بِسْمِ اللّٰهِ الرَّحْمٰنِ الرَّحِيمِ
اَلْحَمْدُ لِلّٰهِ رَبِّ الْعَالَمِينَ وَ الصَّلَاةُ وَ السَّلَامُ عَلٰى سَيِّدِنَا مُحَمَّدٍ وَ عَلٰى اٰ لِهِ وَ صَحْبِهِ اَجْمَعِينَ
Hamdele ve salveleden sonra:
وَلَقَدْ كَتَبْنَا فِي الزَّبُورِ مِنْ بَعْدِ الذِّكْرِ أَنَّ الْاَرْضَ يَرِثُهَا عِبَادِيَ الصَّالِحُونَ [الأنبياء: 105]
“Kasem olsun ki, Zikir (Levhi-mahfuz veya Tevrat) dan sonra Zebur'da (Hz. Dâvud’a inzâl olunan kitab veya indirilen tüm kitablarda) yeryüzüne salih kullarım vâris olacak diye yazmışızdır.”[1]
Bu ve benzeri birçok âyet ve dahî sayısız ehâdîs-i Nebeviyenin ihbârı üzere küre-i arz, insanlarıyla, şeytanlarıyla, cinleriyle Kur’an’a musahhar olacaktır. Bu katî’dir, şübhe götürmez.
Bu meselenin gerçekleşme tarihi ve şekline gelince; Kur’an işârâtıyla, îmalarıyla, rumûzatı ile ve Üstad’ın(ra) dahî bu âyâttan istihrâcâtıyla kanaat getirmişim ki, bu muzafferiyetin başlama tarihi 2025-2030 yılları arasıdır Bu kısım ise yani hâdisâtın tarihi ve şekli ise, işârât nevinden olduğundan, zanniyatı ifade eder. İnanma mecburiyeti yoktur.
Bu iki nokta anlaşıldıysa derim ki:
Ben elimden geldiği kadar 6666 ayeti, Üstad’ın ve Hacı Hulusi Bey’in Kur’an’dan ve Resulluh’tan (sav) aldıkları dersi sizlere aktarmaya çalışan bir hâdim-i Kur’an’ım. Hâdim-i medrese değilim, Kur’an’ın hakikatinin hizmetçisiyim.
Yukarıda zikrettiğim ihbarlar benim değil, belki Kur’an ve ehâdîsin ihbârâtıdır. Bu hâdisâtın vuku’u biiznillah kat’îdir. Tarih ve şekline gelince, Kur’an ve Hadisin hadsiz işaretleriyle beraber zanniyat cinsindendir, kat’iyyeti ifâde etmez.
Ben de bu işârâta istinaden Kur’an’ın lehinde olan harekâtın biiznillah Kasım ayından itibaren başladığını ifâde ediyorum.
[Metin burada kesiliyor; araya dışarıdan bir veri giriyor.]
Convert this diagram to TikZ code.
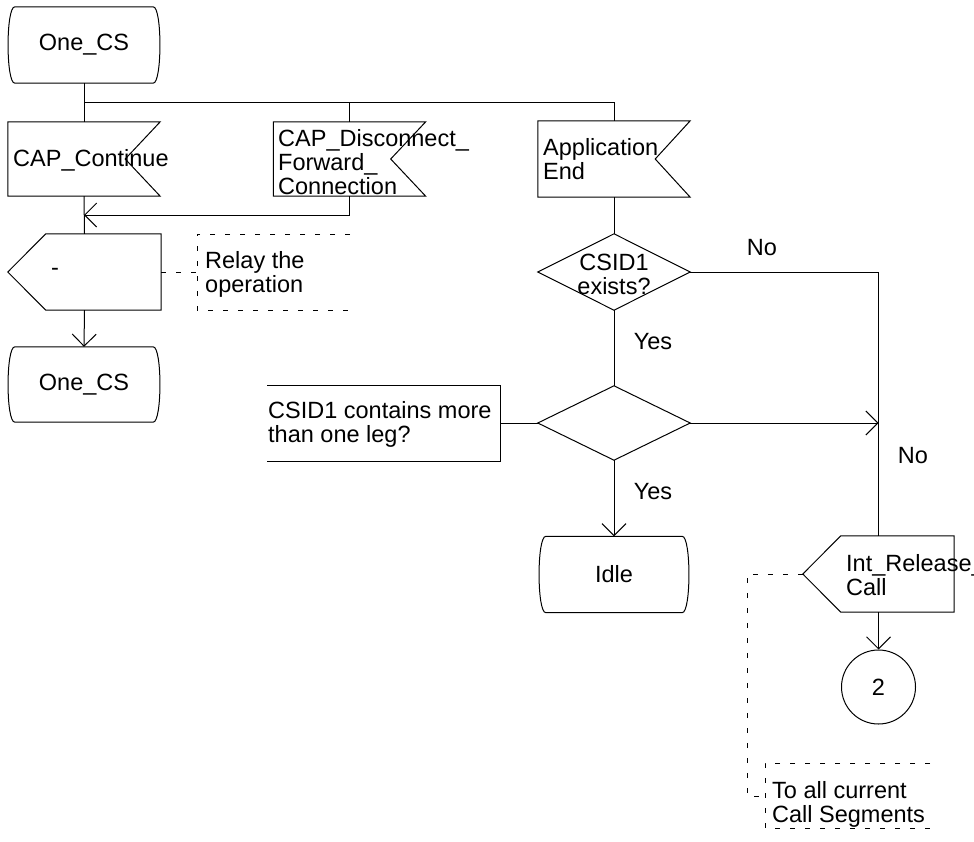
\documentclass[tikz,border=0pt]{standalone}
\usepackage{fontspec}
\setmainfont{Liberation Sans}
\usetikzlibrary{arrows.meta,calc}

\tikzset{
  x=1pt, y=-1pt,
  every node/.style={font=\fontsize{23.5}{24}\selectfont, inner sep=0pt},
  ln/.style={line width=1pt, black},
  arr/.style={ln, -{Straight Barb[length=12pt,width=24pt,line width=1pt]}},
  cmt/.style={line width=0.9pt, dash pattern=on 5pt off 10pt},
  symbox/.style={minimum width=152pt, minimum height=76pt, draw=none},
  txt/.style={align=left, anchor=west},
  ctxt/.style={align=center, anchor=center},
}

% SDL symbol outlines drawn around empty boxes
\newcommand\sdlstate[1]{%
  \draw[ln] ($(#1.north west)+(7,0)$) -- ($(#1.north east)+(-7,0)$)
    .. controls ($(#1.north east)+(2,0)$) and ($(#1.south east)+(2,0)$) .. ($(#1.south east)+(-7,0)$)
    -- ($(#1.south west)+(7,0)$)
    .. controls ($(#1.south west)+(-2,0)$) and ($(#1.north west)+(-2,0)$) .. cycle;}
\newcommand\sdlinput[1]{%
  \draw[ln] (#1.north west) -- (#1.north east) -- ($(#1.east)+(-35,0)$)
    -- (#1.south east) -- (#1.south west) -- cycle;}
\newcommand\sdloutput[1]{%
  \draw[ln] (#1.west) -- ($(#1.north west)+(38,0)$) -- (#1.north east)
    -- (#1.south east) -- ($(#1.south west)+(38,0)$) -- cycle;}
\newcommand\sdldecision[1]{%
  \draw[ln] (#1.north) -- (#1.east) -- (#1.south) -- (#1.west) -- cycle;}

\begin{document}
\begin{tikzpicture}
\useasboundingbox (0,0) rectangle (974,841);

% symbol boxes
\node[symbox] (start) at (84,45) {};
\node[symbox, minimum height=74pt] (cont) at (84,159) {};
\node[symbox, minimum height=74pt] (disc) at (349.5,159) {};
\node[symbox, minimum height=76pt] (appl) at (614,159) {};
\node[symbox, minimum width=153pt] (relay) at (84.5,272) {};
\node[symbox, minimum height=75pt] (again) at (84,384.5) {};
\node[symbox] (dec1) at (614,272) {};
\node[symbox, minimum height=74pt] (dec2) at (614,423) {};
\node[symbox, minimum width=150pt] (idle) at (614,574.5) {};
\node[symbox, minimum width=151pt] (rel) at (878.5,574) {};
\node[circle, draw, line width=1pt, minimum size=74pt] (con) at (878.5,687) {2};

\sdlstate{start}
\sdlinput{cont}
\sdlinput{disc}
\sdlinput{appl}
\sdloutput{relay}
\sdlstate{again}
\sdldecision{dec1}
\sdldecision{dec2}
\sdlstate{idle}
\sdloutput{rel}

% texts
\node[ctxt] (t-start) at (84,45) {One\_CS};
\node[txt] (t-cont) at (13,160) {CAP\_Continue};
\node[txt] (t-disc) at (278,162.5) {CAP\_Disconnect\_\\Forward\_\\Connection};
\node[txt] (t-appl) at (543,159.5) {Application\\End};
\node[ctxt] (t-relay) at (55,272) {-};
\node[ctxt] (t-again) at (84,384.5) {One\_CS};
\node[ctxt] (t-dec1) at (614,274.5) {CSID1\\exists?};
\node[ctxt] (t-idle) at (614,574.5) {Idle};
\node[txt] (t-rel) at (846,575) {Int\_Release\_\\Call};

% connectors
\coordinate (fork) at (84,102);
\coordinate (join) at (84,215);
\coordinate (merge) at (878.5,423);
\draw[ln] (start.south) -- (cont.north);
\draw[ln] (fork) -| (disc.north);
\draw[ln] (fork) -| (appl.north);
\draw[ln] (cont.south) -- (relay.north);
\draw[arr] (disc.south) |- (join);
\draw[arr] (relay.south) -- (again.north);
\draw[ln] (appl.south) -- (dec1.north);
\draw[ln] (dec1.south) -- (dec2.north);
\draw[ln] (dec1.east) -| (rel.north);
\draw[arr] (dec2.east) -- (merge);
\draw[arr] (dec2.south) -- (idle.north);
\draw[arr] (rel.south) -- (con.north);

% branch labels
\node (no1) at (762,248) {No};
\node (yes1) at (653,341.5) {Yes};
\node (no2) at (913,456) {No};
\node (yes2) at (653,492) {Yes};

% comment: relay
\coordinate (c1) at (197,272);
\draw[cmt] (relay.east) -- (c1);
\draw[cmt] (350,234) -- (197,234) -- (197,310) -- (350,310);
\node[txt] (t-c1) at (205,274) {Relay the\\operation};

% comment: decision text
\coordinate (c2) at (500,423);
\draw[ln] (c2) -- (dec2.west);
\draw[ln] (267,385) -- (500,385) -- (500,461) -- (267,461);
\node[txt] (t-c2) at (268,424.5) {CSID1 contains more\\than one leg?};

% comment: release
\coordinate (c3) at (765,796);
\draw[cmt] (rel.west) -- (747,574) -- (747,796) -- (c3);
\draw[cmt] (930,763) -- (765,763) -- (765,828) -- (930,828);
\node[txt] (t-c3) at (772,804.5) {To all current\\Call Segments};
\end{tikzpicture}
\end{document}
Kanaatimi bildiriyorum. Ben bir abd-i âciz olarak Kur’an’ın hakikatinden bu dersi anlıyorum.
Bu gibi ifdadelerin gayesi -bir milyon kere haşâ- nazarı kendime celbetmek değildir. Belki Kur’anî olan bu hakîkatleri size ulaştırmaktır.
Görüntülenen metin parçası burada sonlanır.